- **RECORDS SHOWN**
-- START --

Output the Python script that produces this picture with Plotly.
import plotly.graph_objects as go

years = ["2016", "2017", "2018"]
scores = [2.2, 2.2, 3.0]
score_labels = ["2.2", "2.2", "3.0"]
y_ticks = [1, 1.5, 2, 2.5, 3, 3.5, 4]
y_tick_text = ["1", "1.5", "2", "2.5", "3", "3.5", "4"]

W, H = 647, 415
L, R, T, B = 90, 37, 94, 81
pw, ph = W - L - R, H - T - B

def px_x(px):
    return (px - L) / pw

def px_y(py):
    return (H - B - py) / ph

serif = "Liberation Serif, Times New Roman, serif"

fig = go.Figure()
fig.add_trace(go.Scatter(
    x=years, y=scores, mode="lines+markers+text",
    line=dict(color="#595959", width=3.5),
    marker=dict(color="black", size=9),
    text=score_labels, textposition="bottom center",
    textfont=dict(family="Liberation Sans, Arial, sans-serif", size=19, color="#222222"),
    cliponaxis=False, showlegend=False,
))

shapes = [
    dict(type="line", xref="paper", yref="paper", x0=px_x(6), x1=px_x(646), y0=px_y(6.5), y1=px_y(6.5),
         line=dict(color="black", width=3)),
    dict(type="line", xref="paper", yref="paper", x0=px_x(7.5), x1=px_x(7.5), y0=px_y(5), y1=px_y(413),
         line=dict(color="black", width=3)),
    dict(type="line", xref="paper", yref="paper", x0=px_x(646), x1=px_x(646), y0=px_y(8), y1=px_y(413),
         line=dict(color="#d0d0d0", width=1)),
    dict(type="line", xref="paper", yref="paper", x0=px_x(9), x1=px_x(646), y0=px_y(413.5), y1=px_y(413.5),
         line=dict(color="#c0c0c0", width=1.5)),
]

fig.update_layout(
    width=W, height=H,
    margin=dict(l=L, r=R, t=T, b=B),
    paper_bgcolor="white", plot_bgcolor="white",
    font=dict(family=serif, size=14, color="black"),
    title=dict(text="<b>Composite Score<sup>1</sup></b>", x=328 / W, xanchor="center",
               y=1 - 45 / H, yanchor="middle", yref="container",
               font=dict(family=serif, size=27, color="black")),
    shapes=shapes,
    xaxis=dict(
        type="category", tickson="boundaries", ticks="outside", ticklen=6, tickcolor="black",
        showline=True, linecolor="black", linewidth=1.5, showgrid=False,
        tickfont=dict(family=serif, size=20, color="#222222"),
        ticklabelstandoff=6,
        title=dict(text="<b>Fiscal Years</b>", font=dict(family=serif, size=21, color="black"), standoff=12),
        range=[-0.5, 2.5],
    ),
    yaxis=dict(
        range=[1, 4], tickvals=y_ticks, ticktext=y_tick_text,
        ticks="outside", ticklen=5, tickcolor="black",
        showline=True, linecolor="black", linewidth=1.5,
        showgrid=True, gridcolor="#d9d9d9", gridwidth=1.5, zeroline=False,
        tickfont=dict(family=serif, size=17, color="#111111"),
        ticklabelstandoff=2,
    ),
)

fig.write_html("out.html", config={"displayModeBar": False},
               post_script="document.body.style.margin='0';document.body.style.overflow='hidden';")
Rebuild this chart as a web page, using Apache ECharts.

-- END --

- **GIVEN INSTRUCTION**
Output the data above exactly, please, line for line.

- **IN RESPONSE**
Output the Python script that produces this picture with Plotly.
import plotly.graph_objects as go

years = ["2016", "2017", "2018"]
scores = [2.2, 2.2, 3.0]
score_labels = ["2.2", "2.2", "3.0"]
y_ticks = [1, 1.5, 2, 2.5, 3, 3.5, 4]
y_tick_text = ["1", "1.5", "2", "2.5", "3", "3.5", "4"]

W, H = 647, 415
L, R, T, B = 90, 37, 94, 81
pw, ph = W - L - R, H - T - B

def px_x(px):
    return (px - L) / pw

def px_y(py):
    return (H - B - py) / ph

serif = "Liberation Serif, Times New Roman, serif"

fig = go.Figure()
fig.add_trace(go.Scatter(
    x=years, y=scores, mode="lines+markers+text",
    line=dict(color="#595959", width=3.5),
    marker=dict(color="black", size=9),
    text=score_labels, textposition="bottom center",
    textfont=dict(family="Liberation Sans, Arial, sans-serif", size=19, color="#222222"),
    cliponaxis=False, showlegend=False,
))

shapes = [
    dict(type="line", xref="paper", yref="paper", x0=px_x(6), x1=px_x(646), y0=px_y(6.5), y1=px_y(6.5),
         line=dict(color="black", width=3)),
    dict(type="line", xref="paper", yref="paper", x0=px_x(7.5), x1=px_x(7.5), y0=px_y(5), y1=px_y(413),
         line=dict(color="black", width=3)),
    dict(type="line", xref="paper", yref="paper", x0=px_x(646), x1=px_x(646), y0=px_y(8), y1=px_y(413),
         line=dict(color="#d0d0d0", width=1)),
    dict(type="line", xref="paper", yref="paper", x0=px_x(9), x1=px_x(646), y0=px_y(413.5), y1=px_y(413.5),
         line=dict(color="#c0c0c0", width=1.5)),
]

fig.update_layout(
    width=W, height=H,
    margin=dict(l=L, r=R, t=T, b=B),
    paper_bgcolor="white", plot_bgcolor="white",
    font=dict(family=serif, size=14, color="black"),
    title=dict(text="<b>Composite Score<sup>1</sup></b>", x=328 / W, xanchor="center",
               y=1 - 45 / H, yanchor="middle", yref="container",
               font=dict(family=serif, size=27, color="black")),
    shapes=shapes,
    xaxis=dict(
        type="category", tickson="boundaries", ticks="outside", ticklen=6, tickcolor="black",
        showline=True, linecolor="black", linewidth=1.5, showgrid=False,
        tickfont=dict(family=serif, size=20, color="#222222"),
        ticklabelstandoff=6,
        title=dict(text="<b>Fiscal Years</b>", font=dict(family=serif, size=21, color="black"), standoff=12),
        range=[-0.5, 2.5],
    ),
    yaxis=dict(
        range=[1, 4], tickvals=y_ticks, ticktext=y_tick_text,
        ticks="outside", ticklen=5, tickcolor="black",
        showline=True, linecolor="black", linewidth=1.5,
        showgrid=True, gridcolor="#d9d9d9", gridwidth=1.5, zeroline=False,
        tickfont=dict(family=serif, size=17, color="#111111"),
        ticklabelstandoff=2,
    ),
)

fig.write_html("out.html", config={"displayModeBar": False},
               post_script="document.body.style.margin='0';document.body.style.overflow='hidden';")
Rebuild this chart as a web page, using Apache ECharts.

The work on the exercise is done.